____ AVAILABLE DATA
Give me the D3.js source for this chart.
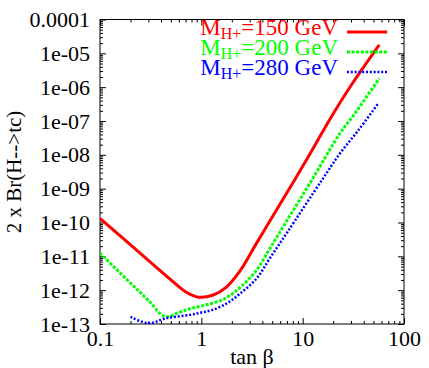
<!DOCTYPE html>
<html>
<head>
    <title>2 x Br(H-->tc) vs tan beta</title>
    <style>
        body, html {
            margin: 0;
            padding: 0;
            background: #fff;
            overflow: hidden;
        }
        text {
            font-family: "Liberation Serif", "Times New Roman", serif;
        }
    </style>
    <script src="https://d3js.org/d3.v7.min.js"></script>
</head>
<body>

<svg id="chart" width="429" height="368"></svg>

<script>
// values
const tanB150 = [0.1, 0.25, 0.36, 0.53, 0.72, 0.93, 1.31, 1.78, 2.41, 3.52, 4.76, 8.41, 12.3, 18.7, 30, 57];
const br150 = [1.32e-10, 1.23e-11, 4.68e-12, 1.74e-12, 8.5e-13, 6.2e-13, 7.2e-13, 1.26e-12, 3.7e-12, 2.5e-11, 1.12e-10, 1.9e-9, 1.32e-8, 1.17e-7, 1.12e-6, 1.78e-5];

const tanB200 = [0.1, 0.2, 0.3, 0.44, 0.6, 0.77, 1.0, 1.65, 2.41, 3.52, 4.76, 7, 12.3, 23.4, 32.9, 57];
const br200 = [1.23e-11, 1.62e-12, 5.0e-13, 1.66e-13, 2.19e-13, 2.82e-13, 3.39e-13, 5.37e-13, 1.2e-12, 3.98e-12, 1.74e-11, 1.15e-10, 1.8e-9, 4.37e-8, 1.7e-7, 1.82e-6];

const tanB280 = [0.2, 0.3, 0.45, 0.77, 1.0, 1.27, 1.78, 2.41, 3.52, 4.76, 7, 15.5, 23.4, 35.6, 55];
const br280 = [1.64e-13, 1.05e-13, 1.48e-13, 1.86e-13, 2.19e-13, 2.57e-13, 4.07e-13, 7.9e-13, 2.24e-12, 8.9e-12, 5.0e-11, 1.8e-9, 1.11e-8, 5.4e-8, 3.16e-7];

const seriesMass = ['150', '200', '280'];
const seriesColor = ['#ff0000', '#00ff00', '#0000ff'];
const seriesDash = [null, '3,1.6', '2,1.8'];
const seriesWidth = [3, 3, 2.5];

const xTicks = [0.1, 1, 10, 100];
const yTicks = [1e-13, 1e-12, 1e-11, 1e-10, 1e-9, 1e-8, 1e-7, 1e-6, 1e-5, 1e-4];
const yTickLabels = ['1e-13', '1e-12', '1e-11', '1e-10', '1e-09', '1e-08', '1e-07', '1e-06', '1e-05', '0.0001'];

const svg = d3.select('#chart');
const mLeft = 100, mRight = 404, mTop = 19.5, mBottom = 324;

const x = d3.scaleLog().domain([0.1, 100]).range([mLeft, mRight]);
const y = d3.scaleLog().domain([1e-13, 1e-4]).range([mBottom, mTop]);

function minors(lo, hi) {
    const out = [];
    for (let p = lo; p < hi * 0.99; p *= 10) {
        for (let k = 2; k <= 9; k++) out.push(p * k);
    }
    return out;
}
const xMinor = minors(0.1, 100);
const yMinor = minors(1e-13, 1e-4);

// tick marks on all four sides, pointing inward
function drawTicks(axisFn, scale, values, size, transform) {
    const g = svg.append('g').attr('transform', transform)
        .call(axisFn(scale).tickValues(values).tickSize(size).tickFormat(''));
    g.select('.domain').remove();
    g.selectAll('line').attr('stroke', '#000').attr('stroke-width', 1);
}

drawTicks(d3.axisBottom, x, xMinor, -3, `translate(0,${mBottom})`);
drawTicks(d3.axisTop, x, xMinor, -3, `translate(0,${mTop})`);
drawTicks(d3.axisTop, x, xTicks, -6, `translate(0,${mTop})`);
drawTicks(d3.axisLeft, y, yMinor, -3, `translate(${mLeft},0)`);
drawTicks(d3.axisRight, y, yMinor, -3, `translate(${mRight},0)`);
drawTicks(d3.axisRight, y, yTicks, -6, `translate(${mRight},0)`);

const xAxisG = svg.append('g').attr('transform', `translate(0,${mBottom})`)
    .call(d3.axisBottom(x).tickValues(xTicks).tickSize(-6).tickPadding(6)
        .tickFormat(d => d >= 1 ? String(Math.round(d)) : String(d)));
xAxisG.select('.domain').remove();
xAxisG.selectAll('line').attr('stroke', '#000');
xAxisG.selectAll('text').attr('font-size', 22).attr('fill', '#000')
    .attr('font-family', '"Liberation Serif", serif');

const yAxisG = svg.append('g').attr('transform', `translate(${mLeft},0)`)
    .call(d3.axisLeft(y).tickValues(yTicks).tickSize(-6).tickPadding(10)
        .tickFormat((d, i) => yTickLabels[i]));
yAxisG.select('.domain').remove();
yAxisG.selectAll('line').attr('stroke', '#000');
yAxisG.selectAll('text').attr('font-size', 22).attr('fill', '#000')
    .attr('font-family', '"Liberation Serif", serif');

svg.append('rect')
    .attr('x', mLeft).attr('y', mTop)
    .attr('width', mRight - mLeft).attr('height', mBottom - mTop)
    .attr('fill', 'none').attr('stroke', '#000').attr('stroke-width', 1);

svg.append('clipPath').attr('id', 'plot-clip')
    .append('rect')
    .attr('x', mLeft).attr('y', mTop)
    .attr('width', mRight - mLeft).attr('height', mBottom - mTop);

const line = d3.line()
    .x(d => x(d[0]))
    .y(d => y(d[1]))
    .curve(d3.curveCatmullRom.alpha(0.5));

const curves = [
    d3.zip(tanB150, br150),
    d3.zip(tanB200, br200),
    d3.zip(tanB280, br280)
];

curves.forEach((pts, i) => {
    svg.append('path')
        .datum(pts)
        .attr('clip-path', 'url(#plot-clip)')
        .attr('d', line)
        .attr('fill', 'none')
        .attr('stroke', seriesColor[i])
        .attr('stroke-width', seriesWidth[i])
        .attr('stroke-dasharray', seriesDash[i]);
});

// legend
const legendY = [32, 52, 72];
seriesMass.forEach((m, i) => {
    const t = svg.append('text')
        .attr('x', 338).attr('y', legendY[i] + 3)
        .attr('text-anchor', 'end')
        .attr('font-size', 23)
        .attr('fill', seriesColor[i]);
    t.append('tspan').text('M');
    t.append('tspan').attr('font-size', 16).attr('dy', 4).text('H+');
    t.append('tspan').attr('dy', -4).text(`=${m} GeV`);

    svg.append('line')
        .attr('x1', 347).attr('x2', 387)
        .attr('y1', legendY[i]).attr('y2', legendY[i])
        .attr('stroke', seriesColor[i])
        .attr('stroke-width', seriesWidth[i])
        .attr('stroke-dasharray', seriesDash[i]);
});

// axis titles
svg.append('text')
    .attr('x', 252).attr('y', 364)
    .attr('text-anchor', 'middle')
    .attr('font-size', 22)
    .text('tan β');

svg.append('text')
    .attr('transform', 'translate(21,172) rotate(-90)')
    .attr('text-anchor', 'middle')
    .attr('font-size', 21)
    .text('2 x Br(H-->tc)');
</script>

</body>
</html>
________
DESCRIPTION OF THE TASK:
Write out exactly the opening lines of the data, stopping after the line that holds "const seriesWidth = [3, 3, 2.5];". Exclude pictures.

REPLY TO THE TASK:
Give me the D3.js source for this chart.
<!DOCTYPE html>
<html>
<head>
    <title>2 x Br(H-->tc) vs tan beta</title>
    <style>
        body, html {
            margin: 0;
            padding: 0;
            background: #fff;
            overflow: hidden;
        }
        text {
            font-family: "Liberation Serif", "Times New Roman", serif;
        }
    </style>
    <script src="https://d3js.org/d3.v7.min.js"></script>
</head>
<body>

<svg id="chart" width="429" height="368"></svg>

<script>
// values
const tanB150 = [0.1, 0.25, 0.36, 0.53, 0.72, 0.93, 1.31, 1.78, 2.41, 3.52, 4.76, 8.41, 12.3, 18.7, 30, 57];
const br150 = [1.32e-10, 1.23e-11, 4.68e-12, 1.74e-12, 8.5e-13, 6.2e-13, 7.2e-13, 1.26e-12, 3.7e-12, 2.5e-11, 1.12e-10, 1.9e-9, 1.32e-8, 1.17e-7, 1.12e-6, 1.78e-5];

const tanB200 = [0.1, 0.2, 0.3, 0.44, 0.6, 0.77, 1.0, 1.65, 2.41, 3.52, 4.76, 7, 12.3, 23.4, 32.9, 57];
const br200 = [1.23e-11, 1.62e-12, 5.0e-13, 1.66e-13, 2.19e-13, 2.82e-13, 3.39e-13, 5.37e-13, 1.2e-12, 3.98e-12, 1.74e-11, 1.15e-10, 1.8e-9, 4.37e-8, 1.7e-7, 1.82e-6];

const tanB280 = [0.2, 0.3, 0.45, 0.77, 1.0, 1.27, 1.78, 2.41, 3.52, 4.76, 7, 15.5, 23.4, 35.6, 55];
const br280 = [1.64e-13, 1.05e-13, 1.48e-13, 1.86e-13, 2.19e-13, 2.57e-13, 4.07e-13, 7.9e-13, 2.24e-12, 8.9e-12, 5.0e-11, 1.8e-9, 1.11e-8, 5.4e-8, 3.16e-7];

const seriesMass = ['150', '200', '280'];
const seriesColor = ['#ff0000', '#00ff00', '#0000ff'];
const seriesDash = [null, '3,1.6', '2,1.8'];
const seriesWidth = [3, 3, 2.5];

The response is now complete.